Date: 2008-03-08 08:21 pm (UTC)
From: [identity profile] trinityvixen.livejournal.com
The entire article was an insult to women. It was not funny unless you find insulting women funny. Well, I guess we know where you stand.

Date: 2008-03-08 09:59 pm (UTC)
From: (Anonymous)
In this case, I think the "shit happens" category takes it. I'd bet on a nosy, overzealous NYT more than any planned action on this one. The ultimate response is more an indicator of party opportunism and spin than preparedness (though it's often hard to make that disconnection based on the speed of response). Most people just aren't clever enough for that.

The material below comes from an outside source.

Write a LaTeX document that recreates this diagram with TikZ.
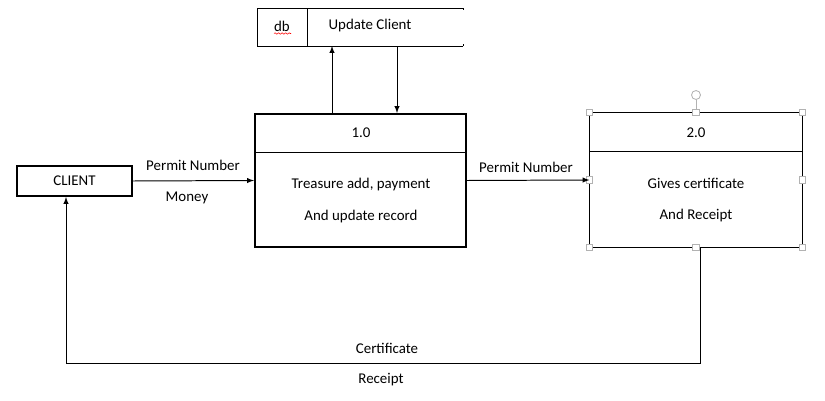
\documentclass[tikz,border=0pt]{standalone}
\usepackage{fontspec}
\setmainfont{Carlito}
\usetikzlibrary{decorations.pathmorphing}

\tikzset{
	process/.style={draw,line width=1.4pt,minimum width=5.275cm,minimum height=3.325cm,inner sep=0pt},
	entity/.style={draw,line width=1.4pt,minimum width=2.875cm,minimum height=0.75cm,inner sep=0pt},
	flow/.style={-latex,line width=0.7pt},
	handle/.style={draw=gray!60,fill=white,line width=0.5pt,minimum size=4.5pt,inner sep=0pt}
}

\begin{document}
\begin{tikzpicture}[x=0.025cm,y=-0.025cm,font=\fontsize{10.6}{12}\selectfont]
		\useasboundingbox (0,0) rectangle (825,401);
		% external entity
		\node[entity] (client) at (74.5,181) {CLIENT};
		% data store
		\begin{scope}[line width=0.7pt]
			\coordinate (stnw) at (257,8);
			\coordinate (stsw) at (257,46);
			\coordinate (stne) at (463,8);
			\coordinate (stse) at (463,46);
			\draw (stne) -- (stnw) -- (stsw) -- (stse);
			\draw (stne) -- ++(0,2) (stse) -- ++(0,-2);
			\draw (307,8) -- (307,46);
			\node (db) at (282,26) {db};
			\node (store) at (370,26) {Update Client};
			\draw[red,line width=0.4pt,decorate,decoration={snake,amplitude=0.5pt,segment length=2.5pt}] (274,33.5) -- (291,33.5);
		\end{scope}
		% process 1.0
		\node[process] (p1) at (360.5,180.5) {};
		\coordinate (d1) at (0,152);
		\draw[line width=0.7pt] (p1.west |- d1) -- (p1.east |- d1);
		\node (n1) at (361,133) {1.0};
		\node[align=center] (t1) at (361,200.5) {Treasure add, payment\\[10.5pt]And update record};
		% process 2.0
		\node[process,line width=0.7pt,minimum width=5.3cm,minimum height=3.35cm] (p2) at (696,180) {};
		\coordinate (d2) at (0,151);
		\draw[line width=0.7pt] (p2.west |- d2) -- (p2.east |- d2);
		\node (n2) at (696,133) {2.0};
		\node[align=center] (t2) at (696,200) {Gives certificate\\[10pt]And Receipt};
		% selection handles
		\draw[gray!60,line width=0.5pt] (p2.north) -- (696,100);
		\draw[gray!60,line width=0.6pt] (696,95) circle (4.5);
		\foreach \a in {north west,north,north east,west,east,south west,south,south east}{
			\node[handle] at (p2.\a) {};
		}
		% flows
		\coordinate (up1) at (332,0);
		\coordinate (dn1) at (397,0);
		\draw[flow] (p1.north -| up1) -- (stsw -| up1);
		\draw[flow] (stsw -| dn1) -- (p1.north -| dn1);
		\draw[flow] (client.east) -- (p1.west);
		\node (pn1) at (193,165) {Permit Number};
		\node (money) at (187,198) {Money};
		\draw[flow] (p1.east) -- (p2.west);
		\node (pn2) at (526,167) {Permit Number};
		\coordinate (rt) at (700,363);
		\coordinate (lt) at (66,363);
		\draw[flow] (p2.south -| rt) -- (rt) -- (lt) -- (client.south -| lt);
		\node (cert) at (387,348) {Certificate};
		\node (rec) at (381,380) {Receipt};
	\end{tikzpicture}
\end{document}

Date: 2008-03-09 01:32 am (UTC)
From: [identity profile] hslayer.livejournal.com
Well, yes, actually, my stance is that prejudice is funny. The assertion that everyone in a group of millions or billions of people all bear a specific trait is too absurd NOT to be funny. I guess I'm a bigger fan of absurdist humor than most people....

Sure, there are real-world problems when prejudice is widespread, but for that to be relevant to the issue at hand, you kind of have to believe Allen changed any minds over to her point of view with that column. Instead, she made such a clown of herself that she probably ended up making as good a case against prejudice as the creators of South Park do with their depictions of it.

If you really, really want to believe that it wasn't just a boneheaded decision on the part of the editors, you can believe that that was their plan all along if you like. Along with selling papers, which is not at odds with either feminism or misogyny.